What sort of money are we talking about? The oil industry balance recently published evaluates net profit at $8.5 billion in 2002. According to our estimates (see Anatomy of Russian Capitalism, the book that is to be published soon), super dividends resulting from the difference between domestic and foreign prices only (discounting the internal sales profits, that is) amounted to $14.5 billion in 2000. Had even 50% of the sum made it to the federal budget, its revenue part would have increased by 18%.

Khodorkovsky repeats every now and then that Russian oil industry has to struggle to make ends meet. Really? In 2002, Russian oil was sold abroad at triple the domestic price, and Vagit Alekperov (LUKOIL) announced that its cost price was only $2,7 a barrel. Oil was sold abroad at $22-23. The industry where average profitability is always 50% and more cannot help having colossal dividends. This is why capitalization of oil companies and bank accounts of their owners have been growing by the year.

It does not necessarily take nationalization of oil industry to correct this deformed legacy of Yeltsin-Chubais privatization. Introduce the taxes that will deprive oil companies of what exceeds the profitability typical of the Russian economy in general, and that will be that.

The Economic Ministry has come up with an idea in the correct direction suggesting a diversified income tax - higher in production and lower in processing. Like many other attempts to restrict oil barons, this one has never amounted to anything. Oligarchs counterattack by demanding even lower taxation. The Kremlin and the government do not turn down the proposals immediately. On the contrary, Presidential Advisor Andrei Illarionov believes that lower taxation is the only means capable of maintaining the economic growth. Putin himself keeps silent.

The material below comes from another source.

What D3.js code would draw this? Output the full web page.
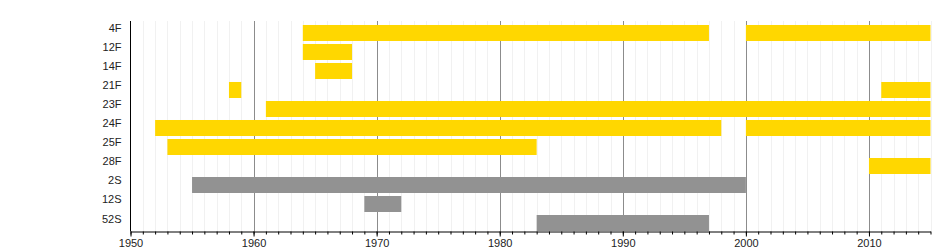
<!DOCTYPE HTML>
<html lang="en">
	<head>
		<title>Timeline</title>
		<style type="text/css">
			body {
				margin: 0;
				background-color: rgb(255, 255, 255);
			}
			text {
				font: 11px "Liberation Sans", Arial, sans-serif;
				fill: #222;
			}
		</style>
		<script src="https://d3js.org/d3.v7.min.js"></script>
	</head>
	<body>
		<div id="display"></div>
		<script>

			// rows, top to bottom
			var rows = ["4F", "12F", "14F", "21F", "23F", "24F", "25F", "28F", "2S", "12S", "52S"];

			// one entry per bar segment
			var segRow   = ["4F", "4F", "12F", "14F", "21F", "21F", "23F", "24F", "24F", "25F", "28F", "2S", "12S", "52S"];
			var segStart = [1964, 2000, 1964, 1965, 1958, 2011, 1961, 1952, 2000, 1953, 2010, 1955, 1969, 1983];
			var segEnd   = [1997, 2015, 1968, 1968, 1959, 2015, 2015, 1998, 2015, 1983, 2015, 2000, 1972, 1997];

			var yearRange = [1950, 2015];
			var decadeTicks = [1950, 1960, 1970, 1980, 1990, 2000, 2010];

			var colorF = "#ffd700";
			var colorS = "#929292";

			var width = 950, height = 250;
			var margin = {left: 130.5, right: 19.5, top: 21, bottom: 19};

			var svg = d3.select("#display").append("svg")
				.attr("width", width)
				.attr("height", height);

			var x = d3.scaleLinear()
				.domain(yearRange)
				.range([margin.left, width - margin.right]);

			var y = d3.scaleBand()
				.domain(rows)
				.range([margin.top, height - margin.bottom])
				.paddingInner(0.158)
				.paddingOuter(0.105)
				.align(1);

			var yBottom = height - margin.bottom;

			var years = d3.range(yearRange[0], yearRange[1] + 1);

			// minor grid (every year)
			svg.append("g")
				.selectAll("line")
				.data(years.filter(function(d) { return d % 10 != 0; }))
				.enter().append("line")
				.attr("x1", function(d) { return Math.round(x(d)) + 0.5; })
				.attr("x2", function(d) { return Math.round(x(d)) + 0.5; })
				.attr("y1", margin.top)
				.attr("y2", yBottom)
				.style("stroke", "#f1f1f1")
				.style("stroke-width", 1);

			// major grid (decades)
			svg.append("g")
				.selectAll("line")
				.data(decadeTicks.slice(1))
				.enter().append("line")
				.attr("x1", function(d) { return Math.round(x(d)) + 0.5; })
				.attr("x2", function(d) { return Math.round(x(d)) + 0.5; })
				.attr("y1", margin.top)
				.attr("y2", yBottom)
				.style("stroke", "#8c8c8c")
				.style("stroke-width", 1);

			// bars
			var segs = segRow.map(function(r, i) {
				return {row: r, start: segStart[i], end: segEnd[i]};
			});

			svg.append("g")
				.selectAll("rect")
				.data(segs)
				.enter().append("rect")
				.attr("x", function(d) { return x(d.start); })
				.attr("width", function(d) { return x(d.end) - x(d.start); })
				.attr("y", function(d) { return y(d.row); })
				.attr("height", y.bandwidth())
				.style("fill", function(d) { return d.row.slice(-1) == "S" ? colorS : colorF; });

			// x axis: minor ticks every year, labels at decades
			svg.append("g")
				.attr("transform", "translate(0," + (yBottom + 0.5) + ")")
				.call(d3.axisBottom(x).tickValues(years).tickSize(3).tickFormat(""))
				.call(function(g) { g.select(".domain").remove(); });

			var xAxis = svg.append("g")
				.attr("transform", "translate(0," + (yBottom + 0.5) + ")")
				.call(d3.axisBottom(x).tickValues(decadeTicks).tickSize(5).tickSizeOuter(0).tickPadding(3).tickFormat(d3.format("d")));
			xAxis.select(".domain").style("stroke", "#000");
			xAxis.selectAll("text").style("font", "11px 'Liberation Sans', Arial, sans-serif").style("fill", "#222");

			// y axis line
			svg.append("line")
				.attr("x1", margin.left)
				.attr("x2", margin.left)
				.attr("y1", margin.top)
				.attr("y2", yBottom + 0.5)
				.style("stroke", "#000")
				.style("stroke-width", 1);

			// row labels
			svg.append("g")
				.selectAll("text")
				.data(rows)
				.enter().append("text")
				.attr("x", margin.left - 9)
				.attr("y", function(d) { return y(d) + y.bandwidth() / 2 - 0.5; })
				.style("text-anchor", "end")
				.text(function(d) { return d; });

		</script>
	</body>
</html>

If the Kremlin is seriously determined to deal with oligarchs, it should introduce dramatic changes into its economic policy. It promotes the interests of moneybags nowadays, and it is supposed to serve the interests of society and the state. Jailing a billionaire is not going to work. From this point of view, the campaign against Lebedev and his colleagues is a PR trick, just like the operation against renegades in uniforms. Both smack of a propagandistic show.